The Company agrees to take any and all actions necessary, to approve and effectuate
the foregoing provisions of this Section 2.7(g).
2.8 Exchange of Certificates
(a) Payment Agent. Prior to the Effective Time, Newco shall select a bank or
trust company reasonably acceptable to the Company to act as the payment agent for
the Merger (the "Payment Agent").
(b) Exchange Fund.

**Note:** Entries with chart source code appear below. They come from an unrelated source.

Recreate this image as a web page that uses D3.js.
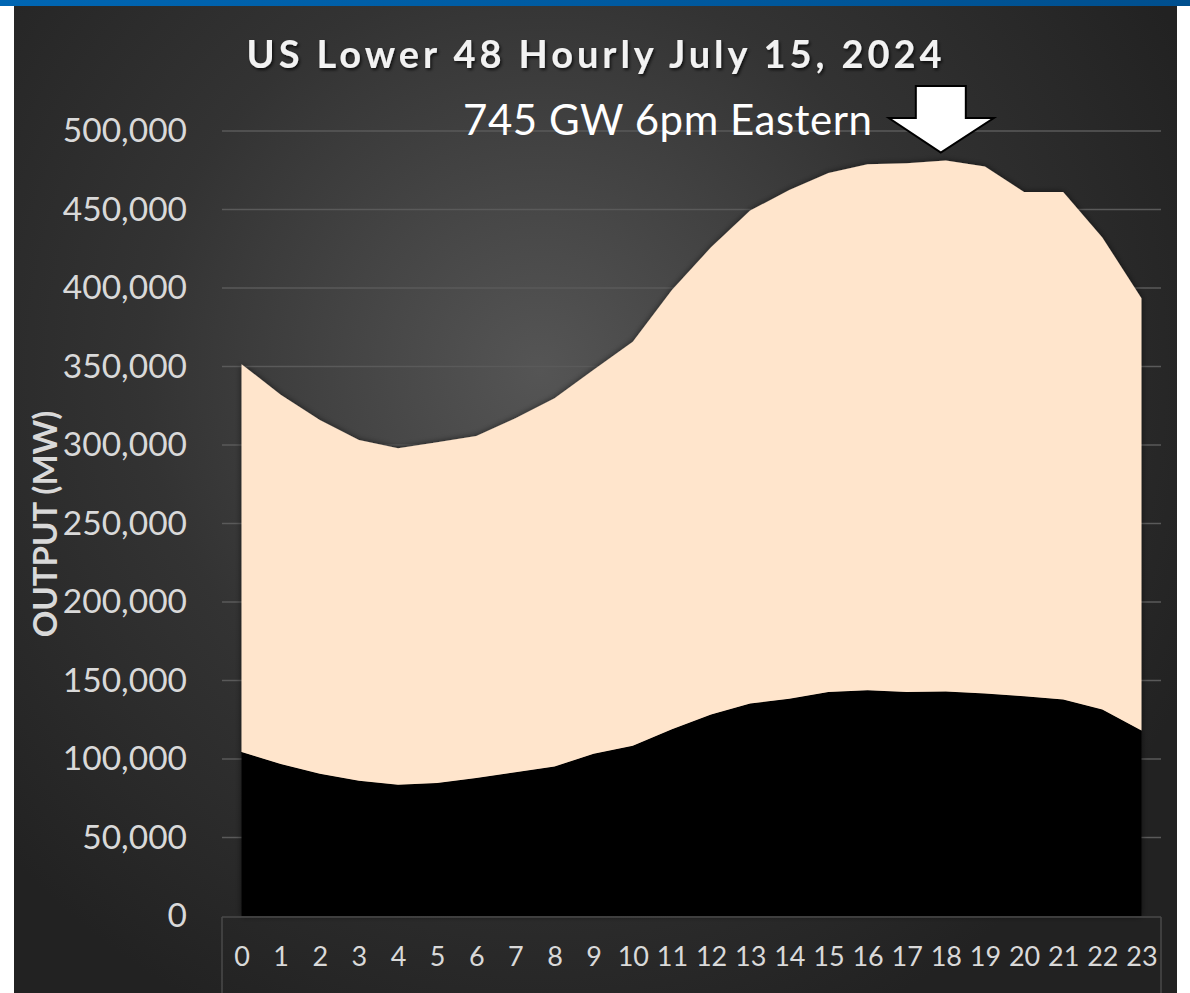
<!DOCTYPE html>
<html>
<head>
<meta charset="utf-8">
<script src="https://cdn.jsdelivr.net/npm/d3@7"></script>
<style>
  html, body { margin: 0; padding: 0; background: #fff; }
  svg { display: block; }
</style>
</head>
<body>
<div id="wrapper"></div>
<script>
// hours of the day
const hours = d3.range(0, 24);

// lower (black) series, MW
const lowerMW = [104500, 96800, 90600, 86200, 83600, 84700, 87900, 91500, 95300, 103400, 108500, 118900,
                 128300, 135300, 138300, 142600, 143800, 142600, 143000, 141700, 140000, 137900, 131500, 118100];

// upper (peach) series stacked on top, MW
const upperMW = [247000, 235200, 225400, 217000, 214300, 217000, 217800, 225500, 234500, 244500, 257300, 279800,
                 297700, 314000, 324200, 330700, 335100, 336900, 338200, 335700, 321100, 323200, 300700, 275400];

const yTicks = d3.range(0, 500001, 50000);

const chartTitle = "US Lower 48 Hourly July 15, 2024";
const noteText = "745 GW 6pm Eastern";
const yTitle = "OUTPUT (MW)";
const peakHour = 18;

const width = 1190;
const height = 993;
const plot = {left: 222, right: 1161, top: 131, bottom: 916};

const svg = d3.select("#wrapper")
  .append("svg")
    .attr("width", width)
    .attr("height", height)
    .style("font-family", "Lato, 'Open Sans', sans-serif");

const defs = svg.append("defs");

const bg = defs.append("radialGradient")
    .attr("id", "bg")
    .attr("gradientUnits", "userSpaceOnUse")
    .attr("cx", 540).attr("cy", 370).attr("r", 720);
bg.append("stop").attr("offset", "0%").attr("stop-color", "#555555");
bg.append("stop").attr("offset", "55%").attr("stop-color", "#333333");
bg.append("stop").attr("offset", "100%").attr("stop-color", "#222222");

const band = defs.append("linearGradient").attr("id", "band");
band.append("stop").attr("offset", "0%").attr("stop-color", "#0066b3");
band.append("stop").attr("offset", "100%").attr("stop-color", "#004f8e");

const shadow = defs.append("filter").attr("id", "shadow")
    .attr("x", "-10%").attr("y", "-10%").attr("width", "120%").attr("height", "120%");
shadow.append("feDropShadow")
    .attr("dx", 0).attr("dy", 0).attr("stdDeviation", 3)
    .attr("flood-color", "#000").attr("flood-opacity", 0.6);

const textShadow = defs.append("filter").attr("id", "tshadow");
textShadow.append("feDropShadow")
    .attr("dx", 1.5).attr("dy", 2).attr("stdDeviation", 1.5)
    .attr("flood-color", "#000").attr("flood-opacity", 0.7);

// panel + top band
svg.append("rect")
    .attr("x", 14).attr("y", 5)
    .attr("width", 1163).attr("height", height - 5)
    .attr("fill", "url(#bg)");

svg.append("rect")
    .attr("x", 0).attr("y", 0)
    .attr("width", width).attr("height", 6)
    .attr("fill", "url(#band)");

const x = d3.scalePoint()
    .domain(hours)
    .range([plot.left, plot.right])
    .padding(0.5);

const y = d3.scaleLinear()
    .domain([0, 500000])
    .range([plot.bottom, plot.top]);

// gridlines
svg.append("g")
  .selectAll("line")
  .data(yTicks.slice(1))
  .join("line")
    .attr("x1", plot.left).attr("x2", plot.right)
    .attr("y1", d => y(d)).attr("y2", d => y(d))
    .attr("stroke", "#5a5a5a")
    .attr("stroke-width", 1.5);

// stacked areas
const table = hours.map((h, i) => ({hour: h, lower: lowerMW[i], upper: upperMW[i]}));
const stacked = d3.stack().keys(["lower", "upper"])(table);

const area = d3.area()
    .x(d => x(d.data.hour))
    .y0(d => y(d[0]))
    .y1(d => y(d[1]));

const colors = {lower: "#000000", upper: "#ffe5cc"};

svg.append("g")
    .attr("filter", "url(#shadow)")
  .selectAll("path")
  .data(stacked)
  .join("path")
    .attr("d", area)
    .attr("fill", d => colors[d.key]);

// x axis box
const axisBox = svg.append("g")
    .attr("stroke", "#4a4a4a")
    .attr("stroke-width", 1.5);
axisBox.append("line").attr("x1", plot.left).attr("x2", plot.right).attr("y1", plot.bottom + 1).attr("y2", plot.bottom + 1);
axisBox.append("line").attr("x1", plot.left).attr("x2", plot.left).attr("y1", plot.bottom + 1).attr("y2", height);
axisBox.append("line").attr("x1", plot.right).attr("x2", plot.right).attr("y1", plot.bottom + 1).attr("y2", height);

// x axis labels
const xAxis = svg.append("g")
    .attr("transform", `translate(0,${plot.bottom})`)
    .call(d3.axisBottom(x).tickSize(0).tickPadding(31));
xAxis.select(".domain").remove();
xAxis.selectAll("text")
    .attr("fill", "#d9d9d9")
    .style("font-family", "Lato, sans-serif")
    .style("font-size", "27px");

// y axis labels
const yAxis = svg.append("g")
    .attr("transform", `translate(${plot.left},0)`)
    .call(d3.axisLeft(y).tickValues(yTicks).tickFormat(d3.format(",")).tickSize(0).tickPadding(35));
yAxis.select(".domain").remove();
yAxis.selectAll("text")
    .attr("fill", "#d9d9d9")
    .style("font-family", "Lato, sans-serif")
    .style("font-size", "33.5px");

// y axis title
svg.append("text")
    .attr("transform", "translate(57,524) rotate(-90)")
    .attr("text-anchor", "middle")
    .attr("fill", "#d9d9d9")
    .style("font-size", "33px")
    .style("font-weight", "bold")
    .text(yTitle);

// title
svg.append("text")
    .attr("x", 594).attr("y", 68)
    .attr("text-anchor", "middle")
    .attr("fill", "#f2f2f2")
    .attr("filter", "url(#tshadow)")
    .attr("textLength", 695)
    .attr("lengthAdjust", "spacing")
    .style("font-size", "38px")
    .style("font-weight", "bold")
    .text(chartTitle);

// annotation
svg.append("text")
    .attr("x", 463).attr("y", 135)
    .attr("fill", "#ffffff")
    .attr("textLength", 409)
    .attr("lengthAdjust", "spacing")
    .style("font-size", "42px")
    .text(noteText);

// block arrow pointing at the peak hour
const ax = x(peakHour) - 5;
const tipY = y(upperMW[peakHour] + lowerMW[peakHour]) - 8;
const arrow = d3.path();
arrow.moveTo(ax - 25, 86);
arrow.lineTo(ax + 25, 86);
arrow.lineTo(ax + 25, 118);
arrow.lineTo(ax + 53, 118);
arrow.lineTo(ax, tipY);
arrow.lineTo(ax - 52, 118);
arrow.lineTo(ax - 25, 118);
arrow.closePath();
svg.append("path")
    .attr("d", arrow.toString())
    .attr("fill", "#ffffff")
    .attr("stroke", "#000000")
    .attr("stroke-width", 2)
    .attr("stroke-linejoin", "miter");
</script>
</body>
</html>
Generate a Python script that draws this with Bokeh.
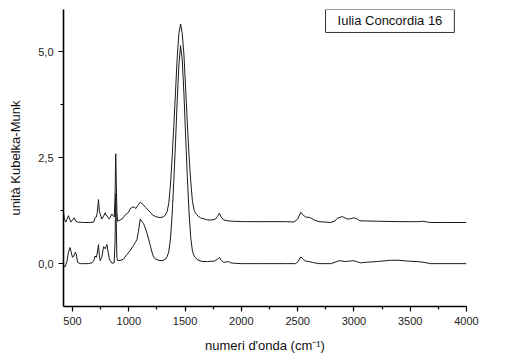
from bokeh.plotting import figure
from bokeh.models import Range1d, FixedTicker, CustomJSTickFormatter, Label
from bokeh.embed import file_html
from bokeh.resources import INLINE

# Kubelka-Munk spectra, sample Iulia Concordia 16 (wavenumber in cm^-1)
wn_a = [420, 435, 450, 464, 478, 490, 500, 510, 525, 534, 545, 570, 600, 640, 673,
        690, 700, 711, 718, 731, 738, 746, 760, 776, 785, 791, 806, 815, 827, 850,
        870, 878, 884, 889, 894, 901, 930, 954, 985, 1013, 1040, 1058, 1073, 1085,
        1102, 1115, 1132, 1155, 1176, 1192, 1206, 1220, 1236, 1265, 1295, 1325, 1340,
        1355, 1370, 1385, 1400, 1415, 1430, 1445, 1460, 1475, 1490, 1505, 1520, 1535,
        1550, 1565, 1580, 1593, 1610, 1651, 1700, 1760, 1790, 1805, 1820, 1844, 1865,
        1883, 1905, 1932, 2000, 2200, 2400, 2481, 2505, 2528, 2550, 2571, 2600, 2630,
        2689, 2793, 2840, 2867, 2900, 2926, 2960, 3000, 3020, 3060, 3100, 3208, 3326,
        3400, 3474, 3560, 3622, 3683, 3800, 4000]
ic16a = [-0.05, -0.07, 0.05, 0.27, 0.38, 0.25, 0.15, 0.17, 0.27, 0.22, 0.03, 0.0, 0.0, 0.0, 0.02,
         0.08, 0.18, 0.15, 0.22, 0.45, 0.20, 0.07, 0.15, 0.40, 0.38, 0.35, 0.45, 0.30, 0.11, 0.01,
         0.02, 0.50, 1.65, 1.00, 0.15, 0.07, 0.08, 0.11, 0.22, 0.31, 0.42, 0.50, 0.57, 0.75,
         1.05, 1.00, 0.94, 0.78, 0.58, 0.42, 0.27, 0.16, 0.11, 0.08, 0.07, 0.10, 0.16,
         0.28, 0.58, 1.15, 1.95, 2.85, 3.85, 4.68, 5.14, 4.80, 4.00, 3.00, 2.05, 1.22,
         0.62, 0.30, 0.18, 0.14, 0.09, 0.05, 0.05, 0.06, 0.11, 0.15, 0.08, 0.03, 0.04,
         0.05, 0.02, 0.01, 0.0, 0.0, 0.0, 0.0, 0.05, 0.16, 0.10, 0.06, 0.05, 0.03,
         0.0, 0.0, 0.04, 0.07, 0.06, 0.05, 0.06, 0.07, 0.05, 0.02, 0.03, 0.05, 0.08,
         0.08, 0.06, 0.05, 0.03, 0.0, 0.0, 0.0]

wn_b = [420, 428, 440, 452, 464, 475, 486, 500, 515, 528, 545, 600, 650, 688, 702,
        712, 720, 731, 738, 746, 761, 776, 791, 798, 806, 818, 827, 850, 871, 878,
        884, 889, 895, 901, 924, 939, 969, 998, 1013, 1043, 1064, 1080, 1102, 1125,
        1147, 1170, 1191, 1210, 1236, 1265, 1295, 1320, 1340, 1355, 1370, 1385, 1400,
        1415, 1430, 1445, 1460, 1475, 1490, 1505, 1520, 1535, 1550, 1565, 1580, 1593,
        1615, 1636, 1700, 1740, 1770, 1790, 1805, 1820, 1844, 1880, 1918, 2021, 2200,
        2400, 2466, 2500, 2528, 2550, 2571, 2600, 2615, 2645, 2689, 2793, 2830, 2852,
        2897, 2941, 2970, 3000, 3024, 3054, 3200, 3400, 3504, 3580, 3620, 3650, 3683,
        3800, 4000]
ic16b = [1.20, 1.05, 0.98, 1.05, 1.13, 1.05, 0.98, 1.03, 1.08, 1.00, 0.98, 0.97, 0.97, 0.98, 1.09,
         1.10, 1.20, 1.51, 1.25, 1.17, 1.05, 1.12, 1.20, 1.14, 1.13, 1.08, 1.05, 1.17, 1.10, 1.60,
         2.59, 1.90, 1.20, 1.00, 1.03, 1.05, 1.15, 1.21, 1.30, 1.34, 1.30, 1.37, 1.45, 1.40,
         1.33, 1.27, 1.21, 1.15, 1.11, 1.09, 1.09, 1.13, 1.22, 1.42, 1.85, 2.50, 3.25,
         4.05, 4.85, 5.42, 5.65, 5.42, 4.92, 4.12, 3.32, 2.55, 1.95, 1.48, 1.26, 1.19,
         1.12, 1.08, 1.03, 1.03, 1.05, 1.12, 1.19, 1.10, 1.03, 1.01, 1.00, 0.99, 0.99,
         0.99, 0.98, 1.05, 1.21, 1.14, 1.10, 1.09, 1.08, 1.03, 0.99, 0.97, 1.00, 1.07,
         1.11, 1.05, 1.06, 1.08, 1.06, 1.01, 1.00, 0.99, 0.99, 0.99, 1.00, 0.98, 0.97,
         0.97, 0.97]

x_major = [500, 1000, 1500, 2000, 2500, 3000, 3500, 4000]
x_minor = [750, 1250, 1750, 2250, 2750, 3250, 3750]
y_major = [0.0, 2.5, 5.0]
y_minor = [1.25, 3.75]

title_text = "Iulia Concordia 16"
FONT = "Liberation Sans"
INK = "#1a1a1a"

p = figure(width=513, height=355,
           x_range=Range1d(420, 4000), y_range=Range1d(-1.01, 5.99),
           output_backend="svg", toolbar_location=None,
           min_border_left=63, min_border_right=47,
           min_border_top=9, min_border_bottom=49)
p.outline_line_color = None
p.grid.visible = False
p.background_fill_color = "white"
p.border_fill_color = "white"

p.line(wn_a, ic16a, line_color=INK, line_width=1)
p.line(wn_b, ic16b, line_color=INK, line_width=1)

for ax in (p.xaxis[0], p.yaxis[0]):
    ax.axis_line_color = "black"
    ax.axis_line_width = 1.6
    ax.major_tick_line_color = "black"
    ax.minor_tick_line_color = "black"
    ax.major_tick_line_width = 1.2
    ax.minor_tick_line_width = 1.2
    ax.major_tick_in = 0
    ax.major_tick_out = 5
    ax.minor_tick_in = 0
    ax.minor_tick_out = 3
    ax.major_label_text_font = FONT
    ax.major_label_text_font_size = "11px"
    ax.major_label_text_color = "#222222"
    ax.major_label_standoff = 5
    ax.axis_label_text_font = FONT
    ax.axis_label_text_font_size = "13px"
    ax.axis_label_text_font_style = "normal"
    ax.axis_label_text_color = "#111111"

p.xaxis.ticker = FixedTicker(ticks=x_major, minor_ticks=x_minor)
p.yaxis.ticker = FixedTicker(ticks=y_major, minor_ticks=y_minor)
p.yaxis.formatter = CustomJSTickFormatter(code="return tick.toFixed(1).replace('.', ',');")
p.xaxis.axis_label = "numeri d'onda (cm\u207b\u00b9)"
p.yaxis.axis_label = "unit\u00e0 Kubelka-Munk"
p.xaxis.axis_label_standoff = 10
p.yaxis.axis_label_standoff = 12

# series names at the right-hand end of each trace
for name, xs, ys, dy in (("IC16b", wn_b, ic16b, 2), ("IC16a", wn_a, ic16a, -1)):
    p.add_layout(Label(x=xs[-1], y=ys[-1], x_offset=3, y_offset=dy, text=name,
                       text_font=FONT, text_font_size="13px", text_color="#111111",
                       text_align="left", text_baseline="alphabetic"))

# boxed sample title
p.add_layout(Label(x=3320, y=5.72, text=title_text, text_align="center",
                   text_baseline="middle", text_font=FONT, text_font_size="13px",
                   text_color="#111111", border_line_color="#333333",
                   border_line_width=1, background_fill_color="white",
                   padding=dict(left=12, right=12, top=4, bottom=4)))

open("out.html", "w").write(file_html(p, INLINE))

At the Closing, Newco shall deposit (or cause to be deposited)
with the Payment Agent, for payment to the holders of shares of Company Common Stock
pursuant to the provisions of this Article II, an amount of cash equal to the aggregate
consideration to which holders of Company Common Stock and holders of Company Stock-Based
Awards and Company Options become entitled under this Article II. Until disbursed
in accordance with the terms and conditions of this Agreement, such funds shall
be invested by the Paying Agent, as directed by Newco or the Surviving Corporation,
in obligations of or guaranteed by the United States of America or obligations of
an agency of the United States of America which are backed by the full faith and
credit of the United States of America, in commercial paper obligations rated A-1
or P-1 or better by Moodys Investors Services Inc. or Standard & Poors Corporation,
or in deposit accounts, certificates of deposit or bankers acceptances of, repurchase
or reverse repurchase agreements with, or Eurodollar time deposits purchased from,
commercial banks, each of which has capital, surplus and undivided profits aggregating
more than $500 million (based on the most recent financial statements of the banks
which are then publicly available at the SEC or otherwise) (such cash amount being
referred to herein as the "Exchange Fund"). Any interest and other income resulting
from such investments shall be paid to the Surviving Corporation. To the extent
that there are any losses with respect to any such investments, or the Exchange
Fund diminishes for any reason below the level required for the Paying Agent to
promptly pay the cash amounts contemplated by this Article II (including with respect
to former Dissenting Company Shares held by Company Stockholders who shall have
failed to perfect or who shall have effectively withdrawn or lost their rights to
appraisal of such Dissenting Company Shares under Section 262 of the DGCL), Newco
shall, or shall cause the Surviving Corporation to, promptly replace or restore
the cash in the Exchange Fund so as to ensure that the Exchange Fund is at all times
maintained at a level sufficient for the Paying Agent to make such payments contemplated
by this Article II.
(c) Payment Procedures. Promptly following the Effective Time, Newco and the
Surviving Corporation shall cause the Payment Agent to mail to each holder of record
(as of immediately prior to the Effective Time) of a certificate or certificates
(the "Certificates") which immediately prior to the Effective Time represented outstanding
shares of Company Common Stock (other than Dissenting Company Shares) (i) a letter
of transmittal in customary form (which shall specify that delivery shall be effected,
and risk of loss and title to the Certificates shall pass, only upon delivery of
the Certificates to the Payment Agent), and (ii) instructions for use in effecting
the surrender of the Certificates in exchange for the aggregate Per Share Price
payable in respect thereof pursuant to the provisions of this Article II. Upon surrender
of Certificates for cancellation to the Payment Agent or to such other agent or
agents as may be appointed by Newco (or, if such shares are held in book-entry or
other uncertificated form, upon the entry through a book-entry transfer agent of
the surrender of such shares of Company Common Stock on a book-entry account statement
(it being understood and hereby agreed that any references herein to "Certificates"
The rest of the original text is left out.